───── STORED DATA ─────

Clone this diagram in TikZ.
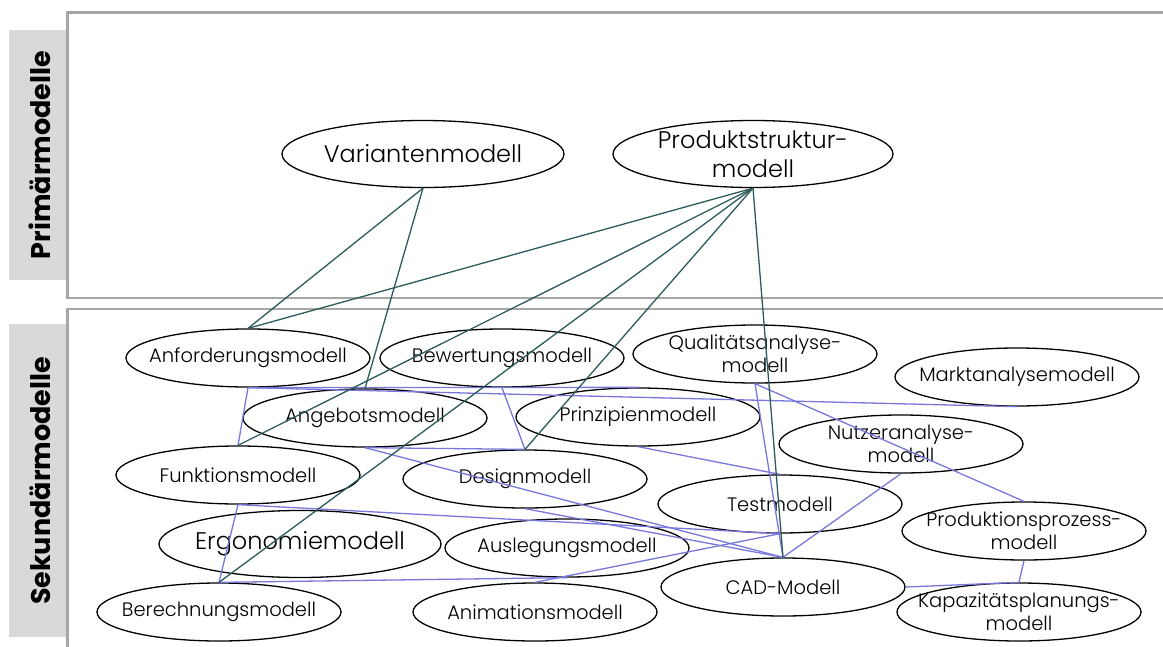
\documentclass[tikz,border=0pt]{standalone}
\usepackage{fontspec}
\setmainfont{Poppins}[UprightFont=* Light,BoldFont=* Bold]
\usetikzlibrary{shapes.geometric}
\definecolor{framegray}{HTML}{A6A6A6}
\definecolor{labelgray}{HTML}{D9D9D9}
\definecolor{primline}{HTML}{2D5A5A}
\definecolor{seclink}{HTML}{7878DC}
\begin{document}
\begin{tikzpicture}[x=1pt,y=-1pt,
  % negative inner sep keeps every ellipse at its minimum size
  model/.style={ellipse,draw=black,line width=1.3pt,fill=white,
    inner xsep=-50pt,inner ysep=-14pt,
    minimum width=244pt,minimum height=58pt,align=center,font=\fontsize{19.5}{23}\selectfont},
  bigmodel/.style={model,minimum width=282pt,minimum height=67pt,font=\fontsize{24}{29}\selectfont},
  frame/.style={draw=framegray,line width=2.6pt},
  sidetext/.style={rotate=90,font=\bfseries\fontsize{27}{30}\selectfont},
  primlink/.style={draw=primline,line width=1.3pt},
  seclinkstyle/.style={draw=seclink,line width=1.3pt}]
\useasboundingbox (0,0) rectangle (1163,646);
\clip (0,0) rectangle (1163,646);

% side labels
\fill[labelgray] (9,30) rectangle (66,280);
\fill[labelgray] (9,324) rectangle (66,637);
\node[sidetext] (lblprim) at (40,155) {Primärmodelle};
\node[sidetext] (lblsek) at (40,481) {Sekundärmodelle};

% frames
\draw[frame] (67.5,12.5) rectangle (1175,298);
\draw[frame] (67.5,309) rectangle (1175,660);

% primary models
\node[bigmodel] (var) at (423,154) {Variantenmodell};
\node[bigmodel,minimum width=280pt] (prod) at (753,154) {Produktstruktur-\\modell};

% secondary models
\node[model] (anf) at (248,358) {Anforderungsmodell};
\node[model] (bew) at (502,358) {Bewertungsmodell};
\node[model] (qual) at (755,354) {Qualitätsanalyse-\\modell};
\node[model] (markt) at (1017,377) {Marktanalysemodell};
\node[model] (ang) at (365,418) {Angebotsmodell};
\node[model] (prinz) at (638,417) {Prinzipienmodell};
\node[model] (nutz) at (901,444) {Nutzeranalyse-\\modell};
\node[model] (funk) at (238,475) {Funktionsmodell};
\node[model] (design) at (525,479) {Designmodell};
\node[model] (test) at (780,504) {Testmodell};
\node[model] (prozess) at (1024,531) {Produktionsprozess-\\modell};
\node[bigmodel] (ergo) at (300,544) {Ergonomiemodell};
\node[model] (ausl) at (567,548) {Auslegungsmodell};
\node[model] (cad) at (783,587) {CAD-Modell};
\node[model] (kap) at (1019,612) {Kapazitätsplanungs-\\modell};
\node[model] (ber) at (219,612) {Berechnungsmodell};
\node[model] (anim) at (535,612) {Animationsmodell};

% links between secondary models
\draw[seclinkstyle] (anf.south) -- (funk.north);
\draw[seclinkstyle] (anf.south) -- (prinz.north);
\draw[seclinkstyle] (anf.south) -- (markt.south);
\draw[seclinkstyle] (bew.south) -- (design.north);
\draw[seclinkstyle] (ang.south) -- (design.north);
\draw[seclinkstyle] (ang.south) -- (cad.north);
\draw[seclinkstyle] (prinz.south) -- (test.north);
\draw[seclinkstyle] (design.south) -- (cad.north);
\draw[seclinkstyle] (funk.south) -- (ber.north);
\draw[seclinkstyle] (funk.south) -- (test.south);
\draw[seclinkstyle] (ber.north) -- (ausl.south);
\draw[seclinkstyle] (anim.north) -- (test.south);
\draw[seclinkstyle] (nutz.south) -- (cad.north);
\draw[seclinkstyle] (qual.south) -- (prozess.north);
\draw[seclinkstyle] (qual.south) -- (cad.north);
\draw[seclinkstyle] (prozess.south) -- (kap.north);
\draw[seclinkstyle] (cad.east) -- (kap.north);

% links from primary models
\draw[primlink] (var.south) -- (anf.north);
\draw[primlink] (var.south) -- (ang.north);
\draw[primlink] (prod.south) -- (anf.north);
\draw[primlink] (prod.south) -- (funk.north);
\draw[primlink] (prod.south) -- (ber.north);
\draw[primlink] (prod.south) -- (design.north);
\draw[primlink] (prod.south) -- (cad.north);
\end{tikzpicture}
\end{document}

─────

**AIM OF THE TASK**
Transcribe the material as is, with images omitted.

**RESPONSE TO THIS TASK**
Clone this diagram in TikZ.
\documentclass[tikz,border=0pt]{standalone}
\usepackage{fontspec}
\setmainfont{Poppins}[UprightFont=* Light,BoldFont=* Bold]
\usetikzlibrary{shapes.geometric}
\definecolor{framegray}{HTML}{A6A6A6}
\definecolor{labelgray}{HTML}{D9D9D9}
\definecolor{primline}{HTML}{2D5A5A}
\definecolor{seclink}{HTML}{7878DC}
\begin{document}
\begin{tikzpicture}[x=1pt,y=-1pt,
  % negative inner sep keeps every ellipse at its minimum size
  model/.style={ellipse,draw=black,line width=1.3pt,fill=white,
    inner xsep=-50pt,inner ysep=-14pt,
    minimum width=244pt,minimum height=58pt,align=center,font=\fontsize{19.5}{23}\selectfont},
  bigmodel/.style={model,minimum width=282pt,minimum height=67pt,font=\fontsize{24}{29}\selectfont},
  frame/.style={draw=framegray,line width=2.6pt},
  sidetext/.style={rotate=90,font=\bfseries\fontsize{27}{30}\selectfont},
  primlink/.style={draw=primline,line width=1.3pt},
  seclinkstyle/.style={draw=seclink,line width=1.3pt}]
\useasboundingbox (0,0) rectangle (1163,646);
\clip (0,0) rectangle (1163,646);

% side labels
\fill[labelgray] (9,30) rectangle (66,280);
\fill[labelgray] (9,324) rectangle (66,637);
\node[sidetext] (lblprim) at (40,155) {Primärmodelle};
\node[sidetext] (lblsek) at (40,481) {Sekundärmodelle};

% frames
\draw[frame] (67.5,12.5) rectangle (1175,298);
\draw[frame] (67.5,309) rectangle (1175,660);

% primary models
\node[bigmodel] (var) at (423,154) {Variantenmodell};
\node[bigmodel,minimum width=280pt] (prod) at (753,154) {Produktstruktur-\\modell};

% secondary models
\node[model] (anf) at (248,358) {Anforderungsmodell};
\node[model] (bew) at (502,358) {Bewertungsmodell};
\node[model] (qual) at (755,354) {Qualitätsanalyse-\\modell};
\node[model] (markt) at (1017,377) {Marktanalysemodell};
\node[model] (ang) at (365,418) {Angebotsmodell};
\node[model] (prinz) at (638,417) {Prinzipienmodell};
\node[model] (nutz) at (901,444) {Nutzeranalyse-\\modell};
\node[model] (funk) at (238,475) {Funktionsmodell};
\node[model] (design) at (525,479) {Designmodell};
\node[model] (test) at (780,504) {Testmodell};
\node[model] (prozess) at (1024,531) {Produktionsprozess-\\modell};
\node[bigmodel] (ergo) at (300,544) {Ergonomiemodell};
\node[model] (ausl) at (567,548) {Auslegungsmodell};
\node[model] (cad) at (783,587) {CAD-Modell};
\node[model] (kap) at (1019,612) {Kapazitätsplanungs-\\modell};
\node[model] (ber) at (219,612) {Berechnungsmodell};
\node[model] (anim) at (535,612) {Animationsmodell};

% links between secondary models
\draw[seclinkstyle] (anf.south) -- (funk.north);
\draw[seclinkstyle] (anf.south) -- (prinz.north);
\draw[seclinkstyle] (anf.south) -- (markt.south);
\draw[seclinkstyle] (bew.south) -- (design.north);
\draw[seclinkstyle] (ang.south) -- (design.north);
\draw[seclinkstyle] (ang.south) -- (cad.north);
\draw[seclinkstyle] (prinz.south) -- (test.north);
\draw[seclinkstyle] (design.south) -- (cad.north);
\draw[seclinkstyle] (funk.south) -- (ber.north);
\draw[seclinkstyle] (funk.south) -- (test.south);
\draw[seclinkstyle] (ber.north) -- (ausl.south);
\draw[seclinkstyle] (anim.north) -- (test.south);
\draw[seclinkstyle] (nutz.south) -- (cad.north);
\draw[seclinkstyle] (qual.south) -- (prozess.north);
\draw[seclinkstyle] (qual.south) -- (cad.north);
\draw[seclinkstyle] (prozess.south) -- (kap.north);
\draw[seclinkstyle] (cad.east) -- (kap.north);

% links from primary models
\draw[primlink] (var.south) -- (anf.north);
\draw[primlink] (var.south) -- (ang.north);
\draw[primlink] (prod.south) -- (anf.north);
\draw[primlink] (prod.south) -- (funk.north);
\draw[primlink] (prod.south) -- (ber.north);
\draw[primlink] (prod.south) -- (design.north);
\draw[primlink] (prod.south) -- (cad.north);
\end{tikzpicture}
\end{document}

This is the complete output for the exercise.